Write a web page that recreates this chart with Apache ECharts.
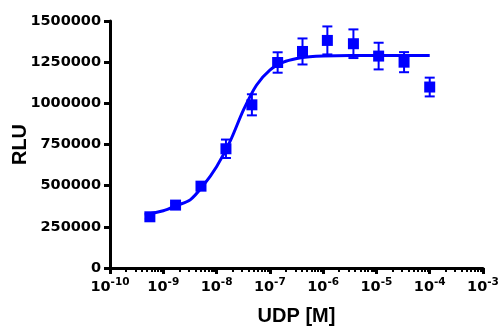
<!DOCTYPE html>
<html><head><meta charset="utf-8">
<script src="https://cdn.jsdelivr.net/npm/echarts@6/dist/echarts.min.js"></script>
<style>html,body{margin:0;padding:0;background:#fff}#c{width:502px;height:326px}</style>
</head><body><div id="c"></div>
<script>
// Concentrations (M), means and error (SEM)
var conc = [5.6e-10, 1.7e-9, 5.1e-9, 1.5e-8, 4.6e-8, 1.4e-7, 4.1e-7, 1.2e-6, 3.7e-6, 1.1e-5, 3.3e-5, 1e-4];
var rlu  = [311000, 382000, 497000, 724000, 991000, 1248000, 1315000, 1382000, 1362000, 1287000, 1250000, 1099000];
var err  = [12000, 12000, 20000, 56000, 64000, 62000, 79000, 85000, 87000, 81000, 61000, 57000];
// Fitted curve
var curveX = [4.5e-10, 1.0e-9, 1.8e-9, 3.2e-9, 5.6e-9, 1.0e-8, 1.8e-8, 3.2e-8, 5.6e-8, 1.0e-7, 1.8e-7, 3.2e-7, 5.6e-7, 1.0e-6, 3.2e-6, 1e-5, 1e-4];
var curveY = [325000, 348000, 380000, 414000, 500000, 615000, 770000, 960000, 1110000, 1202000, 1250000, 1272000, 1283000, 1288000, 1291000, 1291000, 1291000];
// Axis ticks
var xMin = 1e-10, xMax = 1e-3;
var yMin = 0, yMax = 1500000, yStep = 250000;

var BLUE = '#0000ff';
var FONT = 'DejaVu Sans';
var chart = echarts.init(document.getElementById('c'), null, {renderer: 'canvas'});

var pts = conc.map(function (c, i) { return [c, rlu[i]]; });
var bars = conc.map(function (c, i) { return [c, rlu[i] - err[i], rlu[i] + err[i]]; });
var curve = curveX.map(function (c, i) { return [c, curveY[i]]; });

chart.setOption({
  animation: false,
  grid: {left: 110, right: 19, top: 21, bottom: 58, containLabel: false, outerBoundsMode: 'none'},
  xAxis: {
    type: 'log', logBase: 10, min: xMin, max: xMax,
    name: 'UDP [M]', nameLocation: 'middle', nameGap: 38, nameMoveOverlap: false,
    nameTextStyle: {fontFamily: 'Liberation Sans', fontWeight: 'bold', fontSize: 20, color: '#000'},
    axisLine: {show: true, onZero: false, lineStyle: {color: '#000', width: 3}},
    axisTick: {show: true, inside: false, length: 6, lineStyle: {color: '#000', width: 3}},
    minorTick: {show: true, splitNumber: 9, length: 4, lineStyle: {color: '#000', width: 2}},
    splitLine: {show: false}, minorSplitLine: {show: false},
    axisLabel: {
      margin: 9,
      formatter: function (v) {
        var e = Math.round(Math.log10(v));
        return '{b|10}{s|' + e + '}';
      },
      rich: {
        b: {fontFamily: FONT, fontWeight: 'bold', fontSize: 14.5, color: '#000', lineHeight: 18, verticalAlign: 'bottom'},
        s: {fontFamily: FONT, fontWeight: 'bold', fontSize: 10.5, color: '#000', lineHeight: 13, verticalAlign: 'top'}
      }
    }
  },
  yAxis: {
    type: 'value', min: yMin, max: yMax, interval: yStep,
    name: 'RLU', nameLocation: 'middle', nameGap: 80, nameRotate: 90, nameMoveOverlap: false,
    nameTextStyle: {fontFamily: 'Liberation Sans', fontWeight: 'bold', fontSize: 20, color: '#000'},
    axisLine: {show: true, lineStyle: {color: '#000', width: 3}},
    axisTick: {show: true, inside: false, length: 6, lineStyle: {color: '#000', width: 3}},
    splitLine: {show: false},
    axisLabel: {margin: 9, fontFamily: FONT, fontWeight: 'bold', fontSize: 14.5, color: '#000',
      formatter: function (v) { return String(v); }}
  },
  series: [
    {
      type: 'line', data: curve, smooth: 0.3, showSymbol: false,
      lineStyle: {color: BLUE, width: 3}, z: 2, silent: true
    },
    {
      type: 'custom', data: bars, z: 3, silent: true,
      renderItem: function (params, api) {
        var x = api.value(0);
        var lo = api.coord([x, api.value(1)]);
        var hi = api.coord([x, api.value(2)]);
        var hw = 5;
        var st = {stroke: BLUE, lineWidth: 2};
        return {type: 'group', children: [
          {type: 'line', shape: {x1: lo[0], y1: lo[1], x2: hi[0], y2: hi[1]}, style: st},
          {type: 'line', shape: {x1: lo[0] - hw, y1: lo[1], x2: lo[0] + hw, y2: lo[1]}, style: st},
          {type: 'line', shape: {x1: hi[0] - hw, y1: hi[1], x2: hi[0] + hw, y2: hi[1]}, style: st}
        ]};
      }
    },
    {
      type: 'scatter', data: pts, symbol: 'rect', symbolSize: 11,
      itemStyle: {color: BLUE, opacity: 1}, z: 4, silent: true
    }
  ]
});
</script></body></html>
****
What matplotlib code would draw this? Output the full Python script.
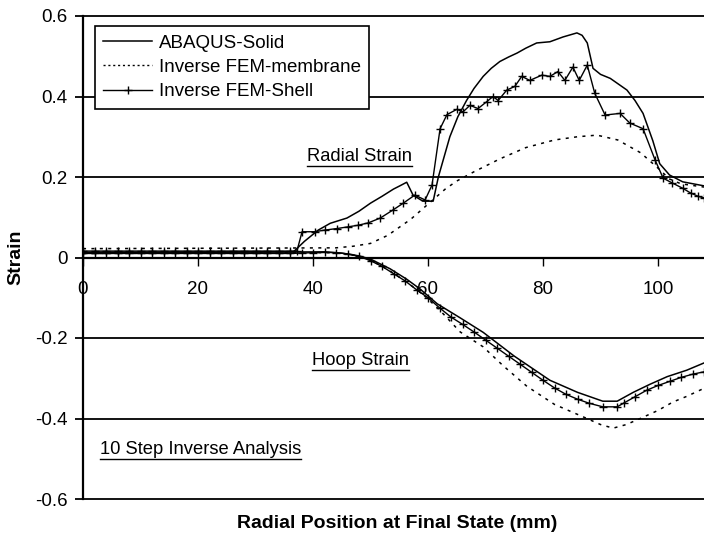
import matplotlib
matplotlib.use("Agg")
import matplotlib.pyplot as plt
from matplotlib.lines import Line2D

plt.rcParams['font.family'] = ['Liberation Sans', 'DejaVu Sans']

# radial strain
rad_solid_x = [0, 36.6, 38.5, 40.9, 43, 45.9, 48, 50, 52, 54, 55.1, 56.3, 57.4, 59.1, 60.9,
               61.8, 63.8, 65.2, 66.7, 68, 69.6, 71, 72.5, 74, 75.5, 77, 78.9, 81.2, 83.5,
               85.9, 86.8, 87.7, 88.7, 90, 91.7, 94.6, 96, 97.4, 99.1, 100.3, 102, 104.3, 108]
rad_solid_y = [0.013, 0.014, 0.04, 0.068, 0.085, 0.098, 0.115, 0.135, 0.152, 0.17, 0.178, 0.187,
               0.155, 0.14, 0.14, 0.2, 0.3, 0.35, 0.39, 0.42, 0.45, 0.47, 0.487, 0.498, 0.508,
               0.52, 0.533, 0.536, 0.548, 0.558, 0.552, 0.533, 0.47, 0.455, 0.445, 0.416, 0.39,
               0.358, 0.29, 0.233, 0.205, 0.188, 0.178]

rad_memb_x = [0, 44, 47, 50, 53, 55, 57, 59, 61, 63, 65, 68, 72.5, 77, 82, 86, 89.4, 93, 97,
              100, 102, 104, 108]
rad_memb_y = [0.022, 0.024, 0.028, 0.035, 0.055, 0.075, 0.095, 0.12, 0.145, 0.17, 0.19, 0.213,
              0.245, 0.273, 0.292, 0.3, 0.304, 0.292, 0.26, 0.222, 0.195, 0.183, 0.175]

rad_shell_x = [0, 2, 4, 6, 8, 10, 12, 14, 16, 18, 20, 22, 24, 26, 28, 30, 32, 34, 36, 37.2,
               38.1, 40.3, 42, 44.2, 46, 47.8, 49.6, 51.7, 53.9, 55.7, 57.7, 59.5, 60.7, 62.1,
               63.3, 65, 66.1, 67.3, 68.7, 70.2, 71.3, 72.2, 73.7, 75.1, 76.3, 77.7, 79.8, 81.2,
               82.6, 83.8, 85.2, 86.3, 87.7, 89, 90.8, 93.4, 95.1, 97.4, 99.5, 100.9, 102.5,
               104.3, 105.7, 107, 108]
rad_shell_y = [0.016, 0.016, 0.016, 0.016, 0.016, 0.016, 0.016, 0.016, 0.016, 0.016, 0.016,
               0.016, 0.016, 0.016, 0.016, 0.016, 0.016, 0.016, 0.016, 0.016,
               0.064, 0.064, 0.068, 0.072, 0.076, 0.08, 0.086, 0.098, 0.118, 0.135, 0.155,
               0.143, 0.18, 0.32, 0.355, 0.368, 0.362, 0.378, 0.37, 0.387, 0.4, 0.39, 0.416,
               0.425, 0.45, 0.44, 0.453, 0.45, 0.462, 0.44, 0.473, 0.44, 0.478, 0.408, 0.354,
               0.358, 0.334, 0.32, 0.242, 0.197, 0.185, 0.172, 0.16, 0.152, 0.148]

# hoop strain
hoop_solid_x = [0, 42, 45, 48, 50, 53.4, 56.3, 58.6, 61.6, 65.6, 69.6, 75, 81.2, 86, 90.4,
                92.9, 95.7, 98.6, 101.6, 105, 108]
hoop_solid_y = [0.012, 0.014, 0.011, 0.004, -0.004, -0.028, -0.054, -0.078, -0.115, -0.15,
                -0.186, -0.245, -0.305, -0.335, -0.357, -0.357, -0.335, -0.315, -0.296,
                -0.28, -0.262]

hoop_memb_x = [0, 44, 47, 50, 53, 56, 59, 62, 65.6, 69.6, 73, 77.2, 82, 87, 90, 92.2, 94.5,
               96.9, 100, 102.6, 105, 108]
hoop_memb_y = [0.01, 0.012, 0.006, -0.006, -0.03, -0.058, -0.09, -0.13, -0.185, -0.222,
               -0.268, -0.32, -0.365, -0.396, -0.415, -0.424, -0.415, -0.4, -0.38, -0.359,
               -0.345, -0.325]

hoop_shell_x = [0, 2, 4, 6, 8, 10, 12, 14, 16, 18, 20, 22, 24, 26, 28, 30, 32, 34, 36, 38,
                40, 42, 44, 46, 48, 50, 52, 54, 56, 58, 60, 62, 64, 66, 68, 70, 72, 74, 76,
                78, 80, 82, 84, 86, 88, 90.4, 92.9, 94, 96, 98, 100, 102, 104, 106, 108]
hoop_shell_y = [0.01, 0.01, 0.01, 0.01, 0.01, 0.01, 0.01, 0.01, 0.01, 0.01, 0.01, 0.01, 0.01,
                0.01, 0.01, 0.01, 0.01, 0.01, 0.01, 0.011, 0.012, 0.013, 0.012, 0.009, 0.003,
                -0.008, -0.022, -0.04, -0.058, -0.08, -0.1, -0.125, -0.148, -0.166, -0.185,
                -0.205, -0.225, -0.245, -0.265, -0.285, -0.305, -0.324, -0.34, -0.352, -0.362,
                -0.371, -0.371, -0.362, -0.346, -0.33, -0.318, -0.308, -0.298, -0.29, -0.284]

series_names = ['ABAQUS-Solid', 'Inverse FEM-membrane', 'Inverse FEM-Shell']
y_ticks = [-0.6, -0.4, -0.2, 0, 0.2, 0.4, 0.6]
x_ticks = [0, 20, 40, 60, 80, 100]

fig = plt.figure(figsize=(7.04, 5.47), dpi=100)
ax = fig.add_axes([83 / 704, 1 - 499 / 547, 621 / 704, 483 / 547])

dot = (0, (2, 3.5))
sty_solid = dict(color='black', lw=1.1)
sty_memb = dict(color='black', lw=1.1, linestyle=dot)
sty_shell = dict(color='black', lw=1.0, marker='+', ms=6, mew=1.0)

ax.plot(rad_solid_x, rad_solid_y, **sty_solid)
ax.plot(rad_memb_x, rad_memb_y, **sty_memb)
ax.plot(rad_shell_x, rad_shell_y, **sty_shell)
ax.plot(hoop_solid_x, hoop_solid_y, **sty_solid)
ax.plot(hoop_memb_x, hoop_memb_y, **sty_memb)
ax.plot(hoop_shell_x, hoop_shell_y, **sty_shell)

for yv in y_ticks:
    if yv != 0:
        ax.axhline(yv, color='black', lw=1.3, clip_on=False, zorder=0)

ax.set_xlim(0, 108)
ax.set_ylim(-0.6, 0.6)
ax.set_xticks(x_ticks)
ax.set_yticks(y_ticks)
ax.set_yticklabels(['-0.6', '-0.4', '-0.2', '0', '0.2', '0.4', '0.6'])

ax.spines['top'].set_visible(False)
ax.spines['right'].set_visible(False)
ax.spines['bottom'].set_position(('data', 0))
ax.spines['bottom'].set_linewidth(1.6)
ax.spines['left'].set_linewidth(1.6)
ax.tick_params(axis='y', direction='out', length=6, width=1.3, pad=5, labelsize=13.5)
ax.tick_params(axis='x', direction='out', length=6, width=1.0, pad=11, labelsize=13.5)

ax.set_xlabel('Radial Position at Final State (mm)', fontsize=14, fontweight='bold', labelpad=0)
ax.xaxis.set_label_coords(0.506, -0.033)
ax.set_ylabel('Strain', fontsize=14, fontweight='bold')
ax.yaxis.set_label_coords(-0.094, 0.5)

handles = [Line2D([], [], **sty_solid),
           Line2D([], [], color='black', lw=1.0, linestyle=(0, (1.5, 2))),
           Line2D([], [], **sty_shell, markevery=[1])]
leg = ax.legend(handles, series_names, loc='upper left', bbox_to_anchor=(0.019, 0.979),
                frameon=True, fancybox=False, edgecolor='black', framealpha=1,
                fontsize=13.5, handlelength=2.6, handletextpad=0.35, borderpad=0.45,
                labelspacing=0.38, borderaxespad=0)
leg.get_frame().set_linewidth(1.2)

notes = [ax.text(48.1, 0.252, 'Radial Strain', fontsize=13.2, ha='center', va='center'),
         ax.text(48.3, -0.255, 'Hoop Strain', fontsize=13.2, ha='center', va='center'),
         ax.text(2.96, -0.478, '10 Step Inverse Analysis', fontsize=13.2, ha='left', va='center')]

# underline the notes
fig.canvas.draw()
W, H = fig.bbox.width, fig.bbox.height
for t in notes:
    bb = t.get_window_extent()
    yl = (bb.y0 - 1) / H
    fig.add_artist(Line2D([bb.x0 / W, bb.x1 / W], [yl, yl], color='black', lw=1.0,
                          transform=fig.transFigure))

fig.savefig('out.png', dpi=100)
****
> What to work on
The lines to reproduce run from the one above containing "Write a web" through the one containing "var curve = curveX.map(function". Copy them exactly and leave out all pictures.

> Task output
Write a web page that recreates this chart with Apache ECharts.
<!DOCTYPE html>
<html><head><meta charset="utf-8">
<script src="https://cdn.jsdelivr.net/npm/echarts@6/dist/echarts.min.js"></script>
<style>html,body{margin:0;padding:0;background:#fff}#c{width:502px;height:326px}</style>
</head><body><div id="c"></div>
<script>
// Concentrations (M), means and error (SEM)
var conc = [5.6e-10, 1.7e-9, 5.1e-9, 1.5e-8, 4.6e-8, 1.4e-7, 4.1e-7, 1.2e-6, 3.7e-6, 1.1e-5, 3.3e-5, 1e-4];
var rlu  = [311000, 382000, 497000, 724000, 991000, 1248000, 1315000, 1382000, 1362000, 1287000, 1250000, 1099000];
var err  = [12000, 12000, 20000, 56000, 64000, 62000, 79000, 85000, 87000, 81000, 61000, 57000];
// Fitted curve
var curveX = [4.5e-10, 1.0e-9, 1.8e-9, 3.2e-9, 5.6e-9, 1.0e-8, 1.8e-8, 3.2e-8, 5.6e-8, 1.0e-7, 1.8e-7, 3.2e-7, 5.6e-7, 1.0e-6, 3.2e-6, 1e-5, 1e-4];
var curveY = [325000, 348000, 380000, 414000, 500000, 615000, 770000, 960000, 1110000, 1202000, 1250000, 1272000, 1283000, 1288000, 1291000, 1291000, 1291000];
// Axis ticks
var xMin = 1e-10, xMax = 1e-3;
var yMin = 0, yMax = 1500000, yStep = 250000;

var BLUE = '#0000ff';
var FONT = 'DejaVu Sans';
var chart = echarts.init(document.getElementById('c'), null, {renderer: 'canvas'});

var pts = conc.map(function (c, i) { return [c, rlu[i]]; });
var bars = conc.map(function (c, i) { return [c, rlu[i] - err[i], rlu[i] + err[i]]; });
var curve = curveX.map(function (c, i) { return [c, curveY[i]]; });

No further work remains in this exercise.